-- start --

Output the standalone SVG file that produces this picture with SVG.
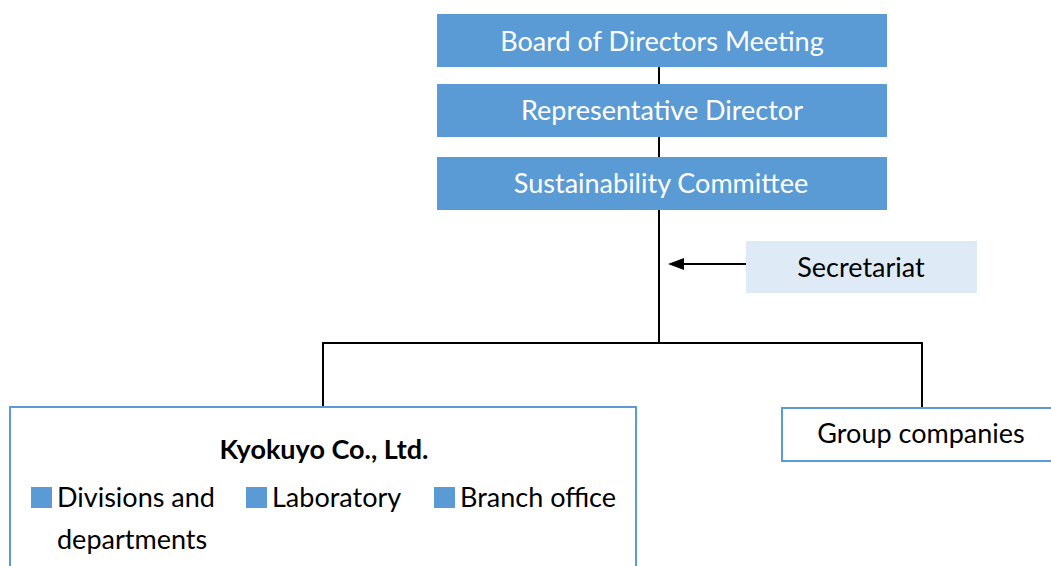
<svg xmlns="http://www.w3.org/2000/svg" width="1051" height="566" viewBox="0 0 1051 566">
  <style>
    text { font-family: Lato, "Liberation Sans", sans-serif; font-size: 27px; }
    .head { fill: #5B9BD5; }
    .head-label { fill: #FFFFFF; text-anchor: middle; }
    .sec { fill: #DEEBF7; }
    .unit { fill: #FFFFFF; stroke: #5B9BD5; stroke-width: 2; }
    .dark { fill: #000000; }
    .mid { text-anchor: middle; }
    .bullet { fill: #5B9BD5; }
    .wire { fill: none; stroke: #000000; stroke-width: 2; }
  </style>
  <defs>
    <marker id="arrowhead" viewBox="0 0 16 12" refX="0" refY="6" markerWidth="16" markerHeight="12" markerUnits="userSpaceOnUse" orient="auto-start-reverse">
      <path d="M0,0 L16,6 L0,12 Z" fill="#000000"/>
    </marker>
  </defs>

  <rect width="1051" height="566" fill="#FFFFFF"/>

  <!-- connectors -->
  <g id="connectors">
    <line class="wire" x1="659" y1="67" x2="659" y2="84"/>
    <line class="wire" x1="659" y1="137" x2="659" y2="157"/>
    <line class="wire" x1="659" y1="210" x2="659" y2="343"/>
    <polyline class="wire" points="323,407 323,343 922,343 922,407"/>
    <line class="wire" x1="746" y1="264" x2="684" y2="264" marker-end="url(#arrowhead)"/>
  </g>

  <g id="board">
    <rect class="head" x="437" y="14" width="450" height="53"/>
    <text class="head-label" x="662" y="51">Board of Directors Meeting</text>
  </g>

  <g id="representative-director">
    <rect class="head" x="437" y="84" width="450" height="53"/>
    <text class="head-label" x="662" y="120">Representative Director</text>
  </g>

  <g id="sustainability-committee">
    <rect class="head" x="437" y="157" width="450" height="53"/>
    <text class="head-label" x="661" y="193">Sustainability Committee</text>
  </g>

  <g id="secretariat">
    <rect class="sec" x="746" y="241" width="231" height="52"/>
    <text class="dark mid" x="861" y="277">Secretariat</text>
  </g>

  <g id="kyokuyo">
    <rect class="unit" x="10" y="407" width="626" height="170"/>
    <text class="dark mid" x="324" y="459" font-weight="bold">Kyokuyo Co., Ltd.</text>
    <rect class="bullet" x="31" y="487" width="21" height="21"/>
    <text class="dark" x="57" y="507">Divisions and</text>
    <text class="dark" x="57" y="549">departments</text>
    <rect class="bullet" x="246" y="487" width="21" height="21"/>
    <text class="dark" x="272" y="507">Laboratory</text>
    <rect class="bullet" x="434" y="487" width="21" height="21"/>
    <text class="dark" x="460" y="507">Branch office</text>
  </g>

  <g id="group-companies">
    <rect class="unit" x="782" y="408" width="280" height="53"/>
    <text class="dark mid" x="921" y="443">Group companies</text>
  </g>
</svg>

-- end --

**PROBLEM DETAILS:**
From the listing, extract all text exactly as given and drop any picture.

**RESULT:**
Output the standalone SVG file that produces this picture with SVG.
<svg xmlns="http://www.w3.org/2000/svg" width="1051" height="566" viewBox="0 0 1051 566">
  <style>
    text { font-family: Lato, "Liberation Sans", sans-serif; font-size: 27px; }
    .head { fill: #5B9BD5; }
    .head-label { fill: #FFFFFF; text-anchor: middle; }
    .sec { fill: #DEEBF7; }
    .unit { fill: #FFFFFF; stroke: #5B9BD5; stroke-width: 2; }
    .dark { fill: #000000; }
    .mid { text-anchor: middle; }
    .bullet { fill: #5B9BD5; }
    .wire { fill: none; stroke: #000000; stroke-width: 2; }
  </style>
  <defs>
    <marker id="arrowhead" viewBox="0 0 16 12" refX="0" refY="6" markerWidth="16" markerHeight="12" markerUnits="userSpaceOnUse" orient="auto-start-reverse">
      <path d="M0,0 L16,6 L0,12 Z" fill="#000000"/>
    </marker>
  </defs>

  <rect width="1051" height="566" fill="#FFFFFF"/>

  <!-- connectors -->
  <g id="connectors">
    <line class="wire" x1="659" y1="67" x2="659" y2="84"/>
    <line class="wire" x1="659" y1="137" x2="659" y2="157"/>
    <line class="wire" x1="659" y1="210" x2="659" y2="343"/>
    <polyline class="wire" points="323,407 323,343 922,343 922,407"/>
    <line class="wire" x1="746" y1="264" x2="684" y2="264" marker-end="url(#arrowhead)"/>
  </g>

  <g id="board">
    <rect class="head" x="437" y="14" width="450" height="53"/>
    <text class="head-label" x="662" y="51">Board of Directors Meeting</text>
  </g>

  <g id="representative-director">
    <rect class="head" x="437" y="84" width="450" height="53"/>
    <text class="head-label" x="662" y="120">Representative Director</text>
  </g>

  <g id="sustainability-committee">
    <rect class="head" x="437" y="157" width="450" height="53"/>
    <text class="head-label" x="661" y="193">Sustainability Committee</text>
  </g>

  <g id="secretariat">
    <rect class="sec" x="746" y="241" width="231" height="52"/>
    <text class="dark mid" x="861" y="277">Secretariat</text>
  </g>

  <g id="kyokuyo">
    <rect class="unit" x="10" y="407" width="626" height="170"/>
    <text class="dark mid" x="324" y="459" font-weight="bold">Kyokuyo Co., Ltd.</text>
    <rect class="bullet" x="31" y="487" width="21" height="21"/>
    <text class="dark" x="57" y="507">Divisions and</text>
    <text class="dark" x="57" y="549">departments</text>
    <rect class="bullet" x="246" y="487" width="21" height="21"/>
    <text class="dark" x="272" y="507">Laboratory</text>
    <rect class="bullet" x="434" y="487" width="21" height="21"/>
    <text class="dark" x="460" y="507">Branch office</text>
  </g>

  <g id="group-companies">
    <rect class="unit" x="782" y="408" width="280" height="53"/>
    <text class="dark mid" x="921" y="443">Group companies</text>
  </g>
</svg>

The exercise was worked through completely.